Cannon Ivers

Director

020 7467 1470

I hold a master of landscape architecture degree with distinction from Harvard, and I am a teaching fellow at the Bartlett School of Landscape Architecture. I authored the book ‘Staging Urban Landscapes: The Activation and Curation of Flexible Public Spaces’ (Birkhauser), and I am a chartered member of the Landscape Institute. I frequently contribute to design discourse through publications examining 3D design and digital fabrication, spatial programmability, intelligent water design and high-impact, low-maintenance planting design.

Recent highlights include creating a new public space at Strand Aldwych, removing cars from this bottleneck to allow visitors to appreciate the incredible architecture and institutions that edge the space. I hope it becomes a place where art is made not displayed, where dance is rehearsed not performed. I’m also working on a number of projects in east London, including Albert Island, Aberfeldy Village and Westferry, and on a new gateway into Reading at Station Hill. I am grateful to have worked on some of LDA Design’s most ambitious projects, including the 2012 Olympic Park, Battersea Power Station and Burgess Park.
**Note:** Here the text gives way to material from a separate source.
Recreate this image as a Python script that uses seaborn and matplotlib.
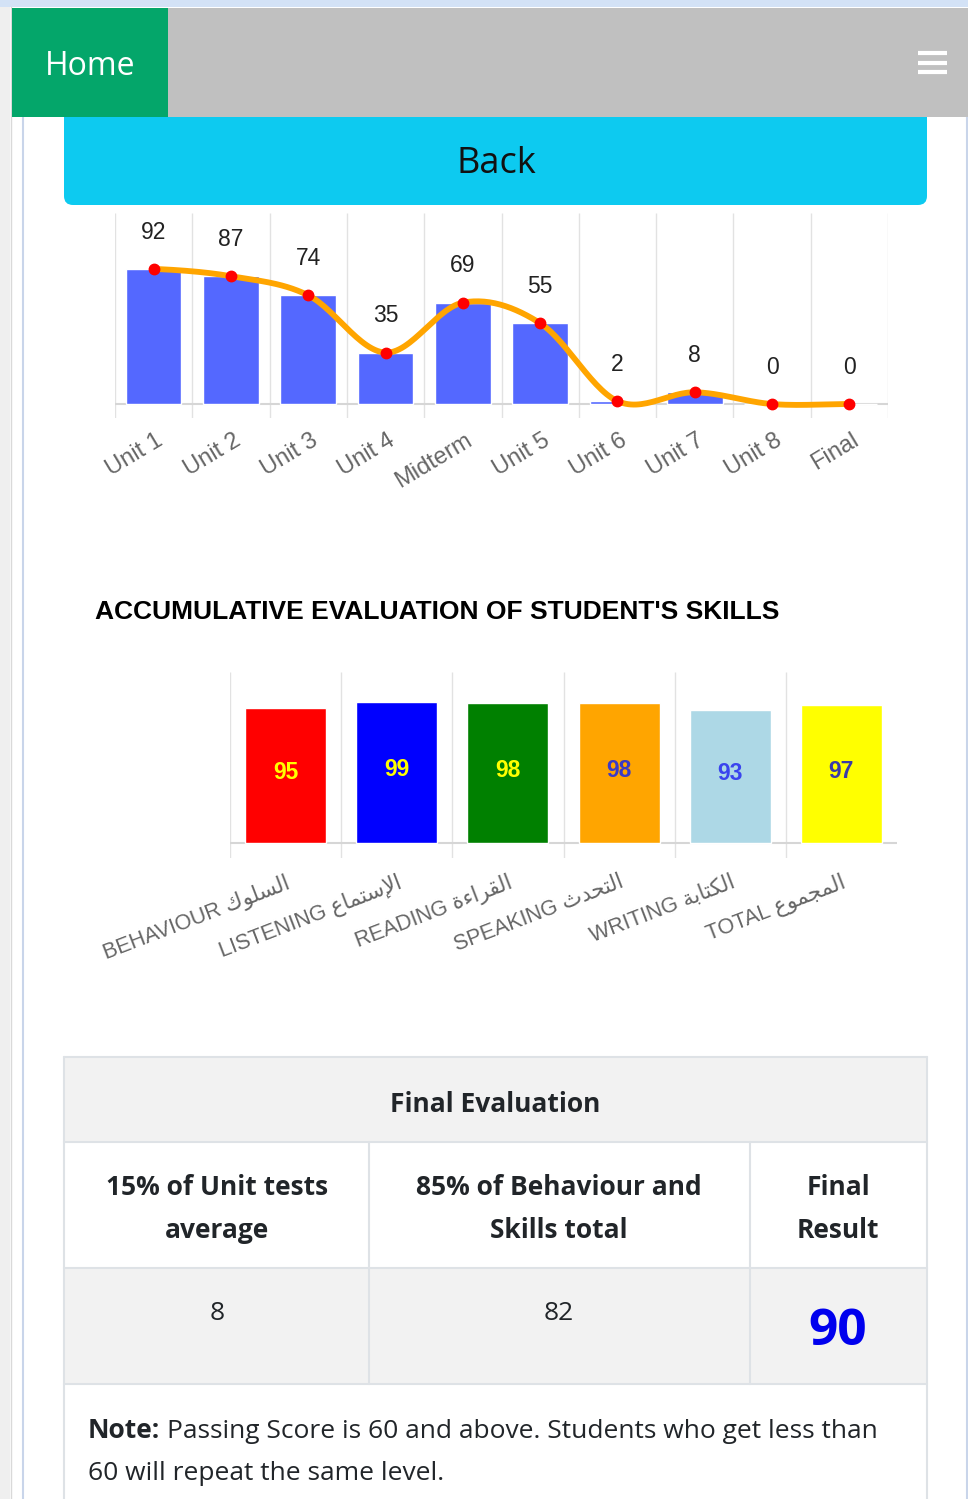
import numpy as np
import pandas as pd
import seaborn as sns
import matplotlib.pyplot as plt
from matplotlib.patches import Rectangle, FancyBboxPatch
from matplotlib.transforms import ScaledTranslation

# unit tests chart
units = ['Unit 1', 'Unit 2', 'Unit 3', 'Unit 4', 'Midterm', 'Unit 5', 'Unit 6', 'Unit 7', 'Unit 8', 'Final']
unit_scores = [92, 87, 74, 35, 69, 55, 2, 8, 0, 0]

# skills chart (arabic already shaped + in visual order, matplotlib has no shaping)
skills_en = ['BEHAVIOUR', 'LISTENING', 'READING', 'SPEAKING', 'WRITING', 'TOTAL']
skills_ar = ['\ufed9\ufeee\ufee0\ufeb4\ufedf\ufe8d',
             '\ufec9\ufe8e\ufee4\ufe98\ufeb3\ufef9\ufe8d',
             '\ufe93\ufe80\ufe8d\ufeae\ufed8\ufedf\ufe8d',
             '\ufe99\ufeaa\ufea4\ufe98\ufedf\ufe8d',
             '\ufe94\ufe91\ufe8e\ufe98\ufedc\ufedf\ufe8d',
             '\ufec9\ufeee\ufee4\ufea0\ufee4\ufedf\ufe8d']
skill_scores = [95, 99, 98, 98, 93, 97]
skill_colors = ['#ff0000', '#0000ff', '#008000', '#ffa500', '#add8e6', '#ffff00']
label_colors = ['#ffff00', '#ffff00', '#ffff00', '#3a3ac8', '#3a44ee', '#3a3aa8']

# final evaluation table
col_headers = ['15% of Unit tests\naverage', '85% of Behaviour and\nSkills total', 'Final\nResult']
unit_part = 8
skills_part = 82
final_result = 90

sns.set_theme(style='white')
plt.rcParams['font.family'] = ['Liberation Sans', 'DejaVu Sans']

W, H = 968, 1499
fig = plt.figure(figsize=(W / 100, H / 100), dpi=100)
bg = fig.add_axes([0, 0, 1, 1])
bg.set_xlim(0, W)
bg.set_ylim(H, 0)
bg.axis('off')


def px_axes(x0, y0, x1, y1):
    a = fig.add_axes([x0 / W, 1 - y1 / H, (x1 - x0) / W, (y1 - y0) / H])
    a.patch.set_alpha(0)
    return a


page_font = 'Open Sans'

# page chrome
bg.add_patch(Rectangle((0, 0), 10, H, color='#efefef', lw=0))
bg.add_patch(Rectangle((0, 0), W, 7, color='#d3e2f6', lw=0))
bg.plot([11, 11], [7, H], color='#d9d9d9', lw=1)
bg.plot([22.5, 22.5], [117, H], color='#c9d5ea', lw=1.5)
bg.plot([966.5, 966.5], [117, H], color='#c9d5ea', lw=1.5)
bg.add_patch(FancyBboxPatch((64, 100), 863, 105, boxstyle='round,pad=0,rounding_size=9',
                            color='#0dcaf0', lw=0, zorder=1))
bg.add_patch(Rectangle((12, 8), W - 12, 109, color='#c0c0c0', lw=0, zorder=2))
bg.add_patch(Rectangle((12, 8), 156, 109, color='#04a66a', lw=0, zorder=3))
bg.text(90, 66, 'Home', color='white', fontsize=23, ha='center', va='center',
        family=page_font, zorder=4)
for yy in [53, 63, 72]:
    bg.plot([918, 947], [yy, yy], color='white', lw=3, solid_capstyle='butt', zorder=4)
bg.text(496, 164, 'Back', color='#111111', fontsize=26, ha='center', va='center',
        family=page_font, zorder=4)

# ---- chart 1: unit tests
ax1 = px_axes(115, 213, 888, 418)
df1 = pd.DataFrame({'unit': units, 'score': unit_scores})
ax1.vlines(np.arange(-0.5, len(units) + 0.5), -9.5, 130, color='#e2e2e2', lw=1, zorder=0)
ax1.axhline(0, color='#d6d6d6', lw=1.5, zorder=1)
sns.barplot(data=df1, x='unit', y='score', color='#5468ff', saturation=1, width=0.72,
            ax=ax1, zorder=2)

# smooth curve through the points (catmull-rom)
xs = np.arange(len(unit_scores), dtype=float)
ys = np.array(unit_scores, dtype=float)
px = np.r_[xs[0] - 1, xs, xs[-1] + 1]
py = np.r_[ys[0], ys, ys[-1]]
cx, cy = [], []
for i in range(1, len(px) - 2):
    t = np.linspace(0, 1, 30)[:, None]
    p0, p1, p2, p3 = [np.array([px[j], py[j]]) for j in (i - 1, i, i + 1, i + 2)]
    seg = 0.5 * (2 * p1 + (-p0 + p2) * t + (2 * p0 - 5 * p1 + 4 * p2 - p3) * t ** 2
                 + (-p0 + 3 * p1 - 3 * p2 + p3) * t ** 3)
    cx.extend(seg[:, 0])
    cy.extend(seg[:, 1])
ax1.plot(cx, cy, color='#ffa500', lw=4.2, zorder=3, solid_capstyle='round')
ax1.plot(xs, ys, 'o', color='#ff0000', ms=7.5, zorder=4)

for i, v in enumerate(unit_scores):
    ax1.annotate(str(v), (i, v), xytext=(0, 26.5), textcoords='offset points',
                 ha='center', va='center', fontsize=16.5, color='#222222')

ax1.set_xlim(-0.5, len(units) - 0.5)
ax1.set_ylim(-9.5, 130)
ax1.set_yticks([])
ax1.set_xlabel('')
ax1.set_ylabel('')
sns.despine(ax=ax1, left=True, bottom=True)
ax1.tick_params(axis='x', length=0, pad=8, labelsize=17, labelcolor='#666666')
ax1.set_xticks(range(len(units)))
ax1.set_xticklabels(units, rotation=31, ha='right', rotation_mode='anchor')
for lab in ax1.get_xticklabels():
    lab.set_transform(lab.get_transform() + ScaledTranslation(0.02, 0, fig.dpi_scale_trans))

# ---- title
bg.text(95, 612, "ACCUMULATIVE EVALUATION OF STUDENT'S SKILLS", fontsize=19,
        fontweight='bold', color='#000000', ha='left', va='center')

# ---- chart 2: skills
ax2 = px_axes(230, 672, 897, 858)
df2 = pd.DataFrame({'skill': [f'{e} {a}' for e, a in zip(skills_en, skills_ar)],
                    'score': skill_scores})
ax2.vlines(np.arange(-0.5, len(skills_en) - 0.5), -10.5, 120, color='#e2e2e2', lw=1, zorder=0)
ax2.axhline(0, color='#d6d6d6', lw=1.5, zorder=1)
sns.barplot(data=df2, x='skill', y='score', hue='skill', palette=skill_colors, saturation=1,
            legend=False, width=0.73, ax=ax2, zorder=2)
for i, v in enumerate(skill_scores):
    ax2.text(i, v / 2 + 2, str(v), ha='center', va='center', fontsize=16.5,
             fontweight='bold', color=label_colors[i], zorder=5)
ax2.set_xlim(-0.5, len(skills_en) - 0.5)
ax2.set_ylim(-10.5, 120)
ax2.set_yticks([])
ax2.set_xlabel('')
ax2.set_ylabel('')
sns.despine(ax=ax2, left=True, bottom=True)
ax2.tick_params(axis='x', length=0, pad=10, labelsize=15.5, labelcolor='#666666')
ax2.set_xticks(range(len(skills_en)))
ax2.set_xticklabels(df2['skill'], rotation=21, ha='right', rotation_mode='anchor')

# ---- table
border = '#dee2e6'
bg.add_patch(Rectangle((64, 1057), 863, 85, facecolor='#f2f2f2', edgecolor='none'))
bg.add_patch(Rectangle((64, 1268), 863, 116, facecolor='#f2f2f2', edgecolor='none'))
for yy in [1057, 1142, 1268, 1384]:
    bg.plot([64, 927], [yy, yy], color=border, lw=1.5)
for xx in [64, 927]:
    bg.plot([xx, xx], [1057, H], color=border, lw=1.5)
for xx in [369, 750]:
    bg.plot([xx, xx], [1142, 1384], color=border, lw=1.5)

txt = '#212529'
bg.text(495, 1104, 'Final Evaluation', fontsize=19, fontweight='bold', color=txt,
        ha='center', va='center', family=page_font)
for cxp, head in zip([217, 559, 838], col_headers):
    bg.text(cxp, 1209, head, fontsize=19, fontweight='bold', color=txt, ha='center',
            va='center', family=page_font, linespacing=1.8)
bg.text(217, 1313, str(unit_part), fontsize=19, color=txt, ha='center', va='center',
        family=page_font)
bg.text(559, 1313, str(skills_part), fontsize=19, color=txt, ha='center', va='center',
        family=page_font)
bg.text(838, 1332, str(final_result), fontsize=37, fontweight='bold', color='#0000ee',
        ha='center', va='center', family=page_font)

note_b = bg.text(88, 1431, 'Note:', fontsize=19, fontweight='bold', color=txt, ha='left',
                 va='center', family=page_font)
fig.canvas.draw()
bb = note_b.get_window_extent(renderer=fig.canvas.get_renderer())
bg.text(bb.x1 + 7, 1431, 'Passing Score is 60 and above. Students who get less than',
        fontsize=19, color=txt, ha='left', va='center', family=page_font)
bg.text(88, 1473, '60 will repeat the same level.', fontsize=19, color=txt, ha='left',
        va='center', family=page_font)

fig.savefig('out.png', dpi=100)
I am on the New London Architecture Expert Panel for Public Realm.

Q&A


The last two books I read were ...

The Landscape Imagination by James Corner, an impressive catalogue of writing and thinking that has influenced the depth and breadth of landscape architecture over the past two decades.

The Lost Battles by Jonathan Jones, which chronicles the period of the Renaissance when both Michaelangelo and Leonardo were creating the most enduring and inspiring works of art the world has ever seen, and the rivalry that existed between them.

What is the most memorable thing you’ve ever seen in a public space?

The work of Angus MacKechnie at ‘Watch This Space’ outside the National Theatre made an indelible impact on how I see public space. It affirms what Richard Sennett said about public space, “The most important fact about the public realm is what happens in it.”

I love the view from …

The top of any mountain, or from the depths of a forest. Powerful reminders of our reliance on the natural world - the detailed beauty, resilience and enduring enormity.